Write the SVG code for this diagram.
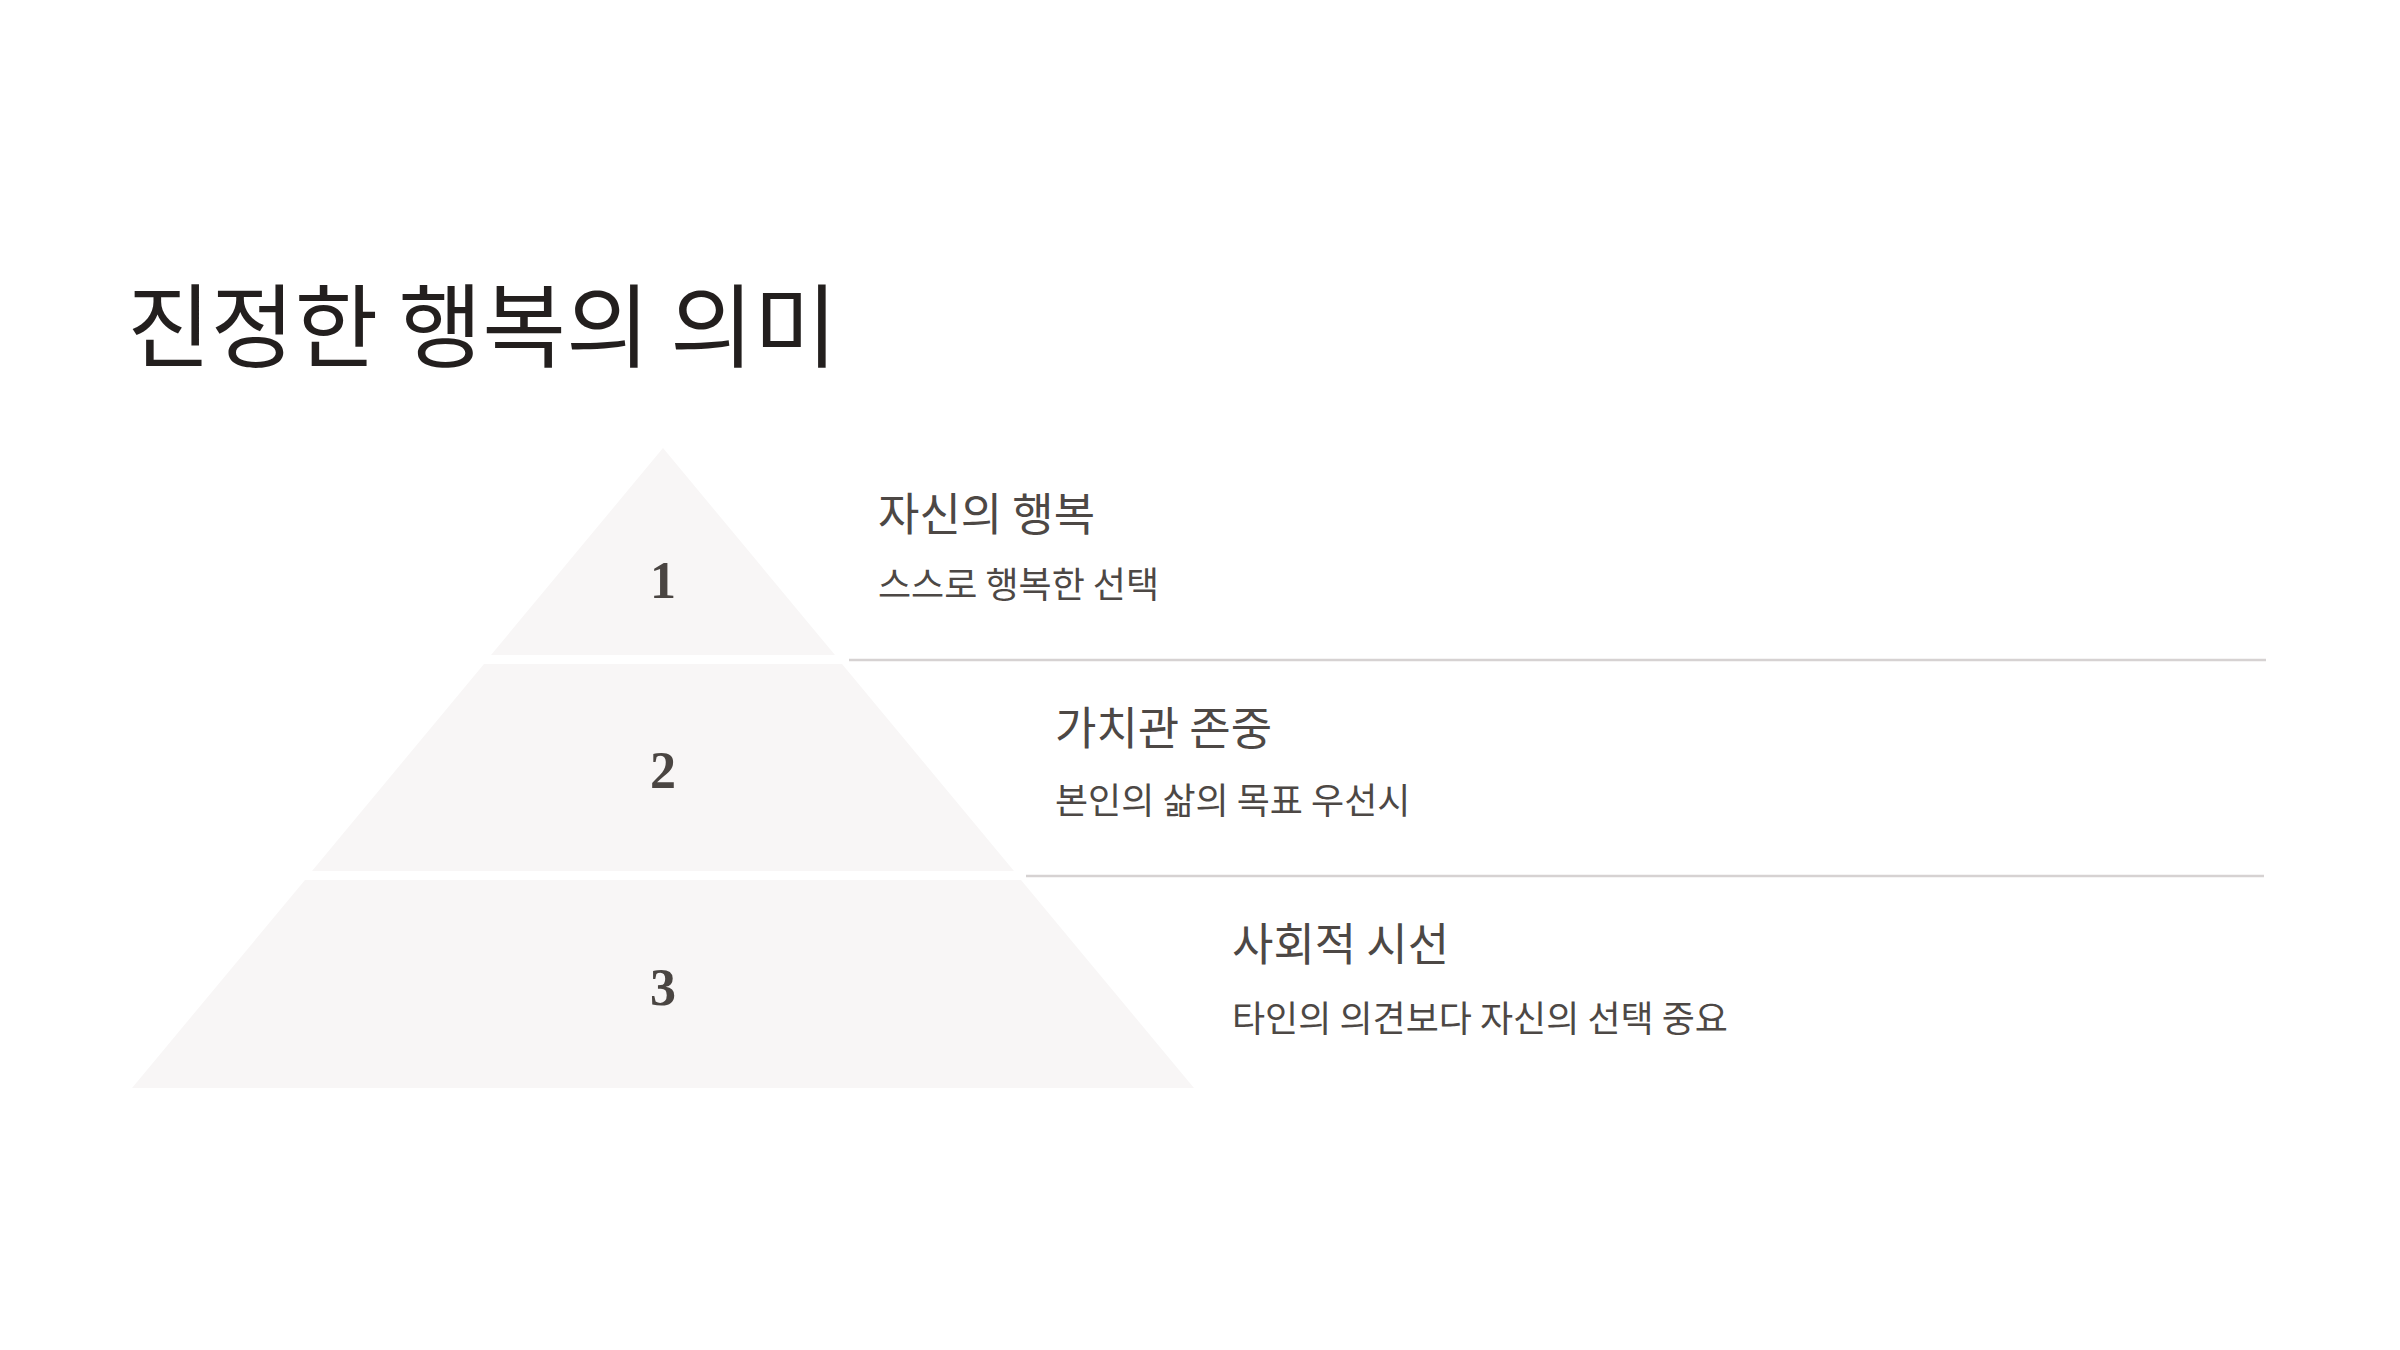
<svg xmlns="http://www.w3.org/2000/svg" width="2400" height="1350" viewBox="0 0 2400 1350">
<style>
.title{font-family:"Noto Sans CJK KR","Noto Sans",sans-serif;font-size:91px;fill:#231f1e}
.tier{fill:#f8f6f6}
.num{font-family:"Liberation Serif","DejaVu Serif",serif;font-weight:bold;font-size:52px;fill:#4a4542;text-anchor:middle}
.head{font-family:"Noto Sans CJK KR","Noto Sans",sans-serif;font-size:45px;fill:#4d4845}
.sub{font-family:"Noto Sans CJK KR","Noto Sans",sans-serif;font-size:36px;fill:#4d4845}
.sep{stroke:#d6d2d2;stroke-width:2.5}
</style>
<rect width="2400" height="1350" fill="#ffffff"/>
<text class="title" x="127" y="360">진정한 행복의 의미</text>
<g id="tier1">
<polygon class="tier" points="663,448 835,655 491,655"/>
<text class="num" x="663" y="598">1</text>
<text class="head" x="878" y="531">자신의 행복</text>
<text class="sub" x="878" y="598">스스로 행복한 선택</text>
</g>
<g id="tier2">
<polygon class="tier" points="484,664 842,664 1014,871 312,871"/>
<text class="num" x="663" y="788">2</text>
<text class="head" x="1055" y="745">가치관 존중</text>
<text class="sub" x="1055" y="814">본인의 삶의 목표 우선시</text>
</g>
<g id="tier3">
<polygon class="tier" points="305,880 1021,880 1194,1088 132,1088"/>
<text class="num" x="663" y="1005">3</text>
<text class="head" x="1232" y="961">사회적 시선</text>
<text class="sub" x="1232" y="1032">타인의 의견보다 자신의 선택 중요</text>
</g>
<g id="connectors">
<line class="sep" x1="849" y1="660" x2="2266" y2="660"/>
<line class="sep" x1="1026" y1="876" x2="2264" y2="876"/>
</g>
</svg>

------

**EXERCISE TASK**
Are you able to set down all the lines above exactly, without any pictures?

**SOLUTION TO THIS PROBLEM**
Write the SVG code for this diagram.
<svg xmlns="http://www.w3.org/2000/svg" width="2400" height="1350" viewBox="0 0 2400 1350">
<style>
.title{font-family:"Noto Sans CJK KR","Noto Sans",sans-serif;font-size:91px;fill:#231f1e}
.tier{fill:#f8f6f6}
.num{font-family:"Liberation Serif","DejaVu Serif",serif;font-weight:bold;font-size:52px;fill:#4a4542;text-anchor:middle}
.head{font-family:"Noto Sans CJK KR","Noto Sans",sans-serif;font-size:45px;fill:#4d4845}
.sub{font-family:"Noto Sans CJK KR","Noto Sans",sans-serif;font-size:36px;fill:#4d4845}
.sep{stroke:#d6d2d2;stroke-width:2.5}
</style>
<rect width="2400" height="1350" fill="#ffffff"/>
<text class="title" x="127" y="360">진정한 행복의 의미</text>
<g id="tier1">
<polygon class="tier" points="663,448 835,655 491,655"/>
<text class="num" x="663" y="598">1</text>
<text class="head" x="878" y="531">자신의 행복</text>
<text class="sub" x="878" y="598">스스로 행복한 선택</text>
</g>
<g id="tier2">
<polygon class="tier" points="484,664 842,664 1014,871 312,871"/>
<text class="num" x="663" y="788">2</text>
<text class="head" x="1055" y="745">가치관 존중</text>
<text class="sub" x="1055" y="814">본인의 삶의 목표 우선시</text>
</g>
<g id="tier3">
<polygon class="tier" points="305,880 1021,880 1194,1088 132,1088"/>
<text class="num" x="663" y="1005">3</text>
<text class="head" x="1232" y="961">사회적 시선</text>
<text class="sub" x="1232" y="1032">타인의 의견보다 자신의 선택 중요</text>
</g>
<g id="connectors">
<line class="sep" x1="849" y1="660" x2="2266" y2="660"/>
<line class="sep" x1="1026" y1="876" x2="2264" y2="876"/>
</g>
</svg>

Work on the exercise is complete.